In the UK, Ofcom passed comprehensive measures to promote fairness for customers

Assembly’s Consumer Protection Tracker shows that Ofcom has been one of the most active regulators in passing measures to improve customers’ ability to switch over the years; however, the regulator is still noticing that consumers do not make the most of the options they have available to them. The regulator’s research on consumer engagement in the telecoms sector found that customers tied up in long contracts are less likely to shop around for better deals, thereby missing out on new offers which are often cheaper, or more valuable. It also found that, past the expiry date of their contract, customers continue to pay more than they need, because the cost of the handset is not presented separately from the charges for connectivity. Ofcom found UK customers collectively overpay £182m a year because of this. To address these issues, Ofcom has been passing a range of measures during 2019.

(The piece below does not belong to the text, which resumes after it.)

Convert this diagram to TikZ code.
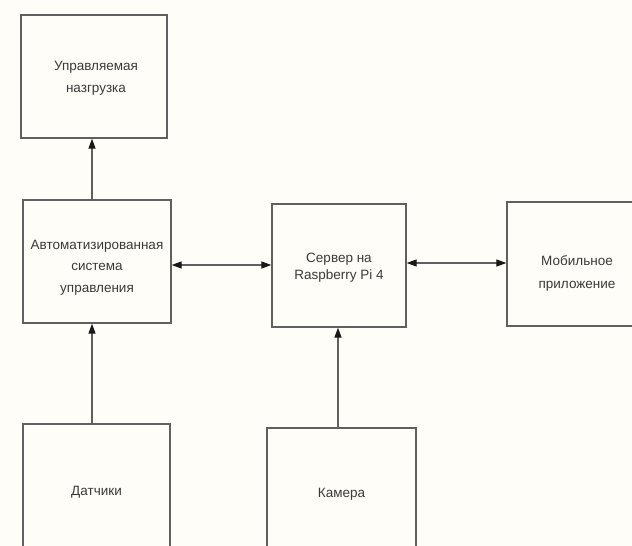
\documentclass[tikz,border=0pt]{standalone}
\usepackage{fontspec}
\setmainfont{Liberation Sans}
\usetikzlibrary{arrows.meta}
\definecolor{bg}{HTML}{FFFDF7}
\definecolor{ln}{HTML}{606060}
\definecolor{tx}{HTML}{3A3A3A}
\tikzset{
  blk/.style={draw=ln, line width=1.3pt, fill=bg, inner sep=0pt},
  txt/.style={text=tx, align=center, inner sep=0pt},
  arr/.style={draw=ln, line width=1.2pt, -{Triangle[length=10pt,width=7pt,color=black!90]}},
  darr/.style={draw=ln, line width=1.2pt, {Triangle[length=10pt,width=7pt,color=black!90]}-{Triangle[length=10pt,width=7pt,color=black!90]}}
}
\begin{document}
\begin{tikzpicture}[x=1pt,y=-1pt]
\fill[bg] (0,0) rectangle (632,546);
\useasboundingbox (0,0) rectangle (632,546);
\clip (0,0) rectangle (632,546);
\node[blk, minimum width=146pt, minimum height=123pt] (load) at (94,76.5) {};
\node[blk, minimum width=148pt, minimum height=123pt] (asu) at (97,261.5) {};
\node[blk, minimum width=134pt, minimum height=123pt] (srv) at (339,265.5) {};
\node[blk, minimum width=140pt, minimum height=124pt] (mob) at (577,264) {};
\node[blk, minimum width=147pt, minimum height=134pt] (sens) at (96.5,491) {};
\node[blk, minimum width=149pt, minimum height=130pt] (cam) at (341.5,493) {};
\node[txt, font=\fontsize{13.5}{22}\selectfont] (loadt) at ([xshift=2pt,yshift=-2pt]load.center) {Управляемая\\назгрузка};
\node[txt, font=\fontsize{13.5}{21.5}\selectfont] (asut) at ([yshift=-6pt]asu.center) {Автоматизированная\\система\\управления};
\node[txt, font=\fontsize{13.5}{17}\selectfont] (srvt) at ([yshift=-2pt]srv.center) {Сервер на\\Raspberry Pi 4};
\node[txt, font=\fontsize{13.5}{23}\selectfont] (mobt) at ([yshift=-9pt]mob.center) {Мобильное\\приложение};
\node[txt, font=\fontsize{13.5}{16}\selectfont] (senst) at ([yshift=-1pt]sens.center) {Датчики};
\node[txt, font=\fontsize{13.5}{16}\selectfont] (camt) at ([yshift=-1pt]cam.center) {Камера};
\coordinate (ax) at (92,0);
\coordinate (cx) at (338,0);
\coordinate (ay) at (0,265);
\coordinate (by) at (0,263);
\draw[arr] (asu.north -| ax) -- (load.south -| ax);
\draw[arr] (sens.north -| ax) -- (asu.south -| ax);
\draw[arr] (cam.north -| cx) -- (srv.south -| cx);
\draw[darr] (asu.east |- ay) -- (srv.west |- ay);
\draw[darr] (srv.east |- by) -- (mob.west |- by);
\end{tikzpicture}
\end{document}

In the mobile sector, Ofcom has recently proposed to separate handset and airtime charges, to increase transparency; and to prevent operators from linking ‘split contracts’ when the contract for the device is longer than 24 months, so that the contract for the handset does not turn into an obstacle to switching. It is worth noting that the separation of charges is included in the new European Electronic Communications Code, which will come into force by December 2020, however, Ofcom aims to accelerate the adoption of those measures. As a result of Ofcom’s review, mobile operators have committed to start moving out-of-contract customers to cheaper tariffs (some of them will be equivalent to SIM-only deals), with the exception of Three, which did not commit to apply any discount. Another measure to make switching easier, adopted in May 2019, is the obligation to ‘wake up’ customers, i.e. to send them alerts ahead of the expiry of the contract, so that they become more likely to start looking for alternatives ahead of the end of the contract; providers must also inform customers of the best tariffs they have available at the time. In 2017, Ofcom also made changes to the switching process, which took effect on 1 July 2019. This remains a donor-led process, with customers required to obtain a Porting Authorisation Code (PAC) from the outgoing provider, however, operators are now required to make it possible through a text message, to which they have to respond within a minute with the PAC. 

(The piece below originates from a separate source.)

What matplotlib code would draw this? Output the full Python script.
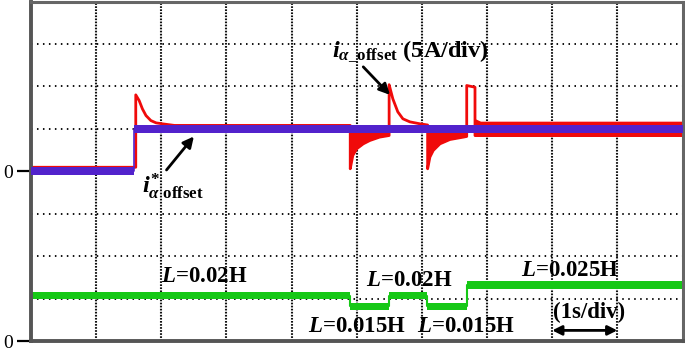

Handsets and airtime charges are now separate in Japan

The Japanese government has considered the way mobile contracts are sold as an issue since last year. In August 2018, Chief Cabinet Secretary Yoshihide Suga called out mobile operators saying they could reduce their retail prices by 40%. The government’s concern was that mobile operators were not presenting charges to the customers in a clear and understandable way; as a result, it proposed a bill in March 2019, to require operators to separate the airtime charges from the cost of devices, so that consumers can get a better idea of how much they are paying for each component of the contract. The bill also included stronger rights for consumers to opt-out during a contract (mobile contracts in Japan generally last between two and four years), and forbids operators to adopt conduct which ends up preventing users from switching freely introduced a registration requirement for retailers, as well as penalties for companies misleading customers to maximise their sales.

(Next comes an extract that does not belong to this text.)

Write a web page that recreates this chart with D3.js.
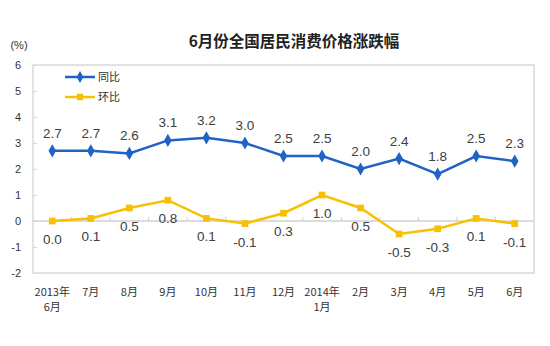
<!DOCTYPE html>
<html>
<head>
<meta charset="utf-8">
<script src="https://cdn.jsdelivr.net/npm/d3@7"></script>
<style>
  body { margin: 0; background: #fff; }
  text { font-family: "Liberation Sans", Arial, "Noto Sans CJK SC", sans-serif; }
</style>
</head>
<body>
<div id="chart"></div>
<script>
const categories = ['2013年|6月', '7月', '8月', '9月', '10月', '11月', '12月', '2014年|1月', '2月', '3月', '4月', '5月', '6月'];
const yoy = [2.7, 2.7, 2.6, 3.1, 3.2, 3.0, 2.5, 2.5, 2.0, 2.4, 1.8, 2.5, 2.3];   // 同比
const mom = [0.0, 0.1, 0.5, 0.8, 0.1, -0.1, 0.3, 1.0, 0.5, -0.5, -0.3, 0.1, -0.1]; // 环比
const yTicks = [-2, -1, 0, 1, 2, 3, 4, 5, 6];

const W = 550, H = 346;
const m = {left: 33, right: 16, top: 65, bottom: 73};

// plain hyphen for negatives, like the source chart
const fmt1 = d => d3.format('.1f')(d).replace('\u2212', '-');
const fmt0 = d => String(d);

const svg = d3.select('#chart').append('svg').attr('width', W).attr('height', H);

const x = d3.scaleBand().domain(d3.range(categories.length)).range([m.left, W - m.right]);
const y = d3.scaleLinear().domain([-2, 6]).range([H - m.bottom, m.top]);
const cx = i => x(i) + x.bandwidth() / 2;

// title
svg.append('text').attr('x', 294).attr('y', 47).attr('text-anchor', 'middle')
  .attr('font-size', 15.5).attr('font-weight', 'bold').attr('fill', '#222')
  .style('font-family', '"Noto Sans CJK SC", sans-serif')
  .text('6月份全国居民消费价格涨跌幅');

svg.append('text').attr('x', 19).attr('y', 49).attr('text-anchor', 'middle')
  .attr('font-size', 11).attr('fill', '#333').text('(%)');

// frame
svg.append('rect').attr('x', m.left).attr('y', m.top)
  .attr('width', W - m.left - m.right).attr('height', H - m.top - m.bottom)
  .attr('fill', 'none').attr('stroke', '#d9d9d9').attr('stroke-width', 1.5);

// y axis
const yAxis = svg.append('g').attr('transform', `translate(${m.left},0)`)
  .call(d3.axisLeft(y).tickValues(yTicks).tickSize(-4).tickPadding(12).tickFormat(fmt0));
yAxis.select('.domain').remove();
yAxis.selectAll('line').attr('stroke', '#d9d9d9');
yAxis.selectAll('text').attr('font-size', 11).attr('fill', '#333')
  .style('font-family', '"Liberation Sans", Arial, sans-serif');

// zero line with category ticks
svg.append('line').attr('x1', m.left).attr('x2', W - m.right)
  .attr('y1', y(0)).attr('y2', y(0)).attr('stroke', '#d0d0d0').attr('stroke-width', 1.5);
svg.append('g').selectAll('line').data(d3.range(1, categories.length)).join('line')
  .attr('x1', i => x(i)).attr('x2', i => x(i))
  .attr('y1', y(0) - 4).attr('y2', y(0))
  .attr('stroke', '#d0d0d0');

// x labels
const xl = svg.append('g').selectAll('text').data(categories).join('text')
  .attr('x', (d, i) => cx(i)).attr('y', 296).attr('text-anchor', 'middle')
  .attr('font-size', 11).attr('fill', '#333')
  .style('font-family', '"Noto Sans CJK SC", sans-serif');
xl.selectAll('tspan').data(d => d.split('|')).join('tspan')
  .attr('x', function() { return this.parentNode.getAttribute('x'); })
  .attr('dy', (d, i) => i ? 15 : 0).text(d => d);

const line = d3.line().x((d, i) => cx(i)).y(d => y(d));

// series
const series = [
  {name: '同比', data: yoy, color: '#1f63c6', shape: d3.symbolDiamond, dy: -13},
  {name: '环比', data: mom, color: '#f8c000', shape: d3.symbolSquare, dy: 23}
];

series.forEach(s => {
  svg.append('path').datum(s.data).attr('d', line)
    .attr('fill', 'none').attr('stroke', s.color).attr('stroke-width', 2.5);
  svg.append('g').selectAll('path').data(s.data).join('path')
    .attr('d', d3.symbol().type(s.shape).size(s.shape === d3.symbolSquare ? 45 : 50))
    .attr('transform', (d, i) => `translate(${cx(i)},${y(d)})`)
    .attr('fill', s.color);
  svg.append('g').selectAll('text').data(s.data).join('text')
    .attr('x', (d, i) => cx(i)).attr('y', d => y(d) + s.dy)
    .attr('text-anchor', 'middle').attr('font-size', 13.5).attr('fill', '#404040')
    .text(fmt1);
});

// legend
const lg = svg.append('g').selectAll('g').data(series).join('g')
  .attr('transform', (d, i) => `translate(65,${77 + i * 20})`);
lg.append('line').attr('x1', 0).attr('x2', 30).attr('stroke', d => d.color).attr('stroke-width', 2.5);
lg.append('path').attr('transform', 'translate(15,0)')
  .attr('d', d => d3.symbol().type(d.shape).size(40)())
  .attr('fill', d => d.color);
lg.append('text').attr('x', 33).attr('y', 4).attr('font-size', 11).attr('fill', '#333')
  .style('font-family', '"Noto Sans CJK SC", sans-serif')
  .text(d => d.name);
</script>
</body>
</html>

The bill was passed in May 2010; it will take effect in the Autumn, after the Ministry of Internal Affairs and Communications will have set out guidelines for mobile operator’s fee plans. However, ahead of the law’s entry into force, operators are already adjusting their offers to make it compliant with the new rules. For example, the industry leader, NTT Docomo, has already started separating handset charges from airtime charges, and now provides a simulation tool to help customers understand the breakdown of their recurring costs. Other large providers, such as SoftBank and KDDI, stated they are already aligning with the new rules and are considering lowering their fees.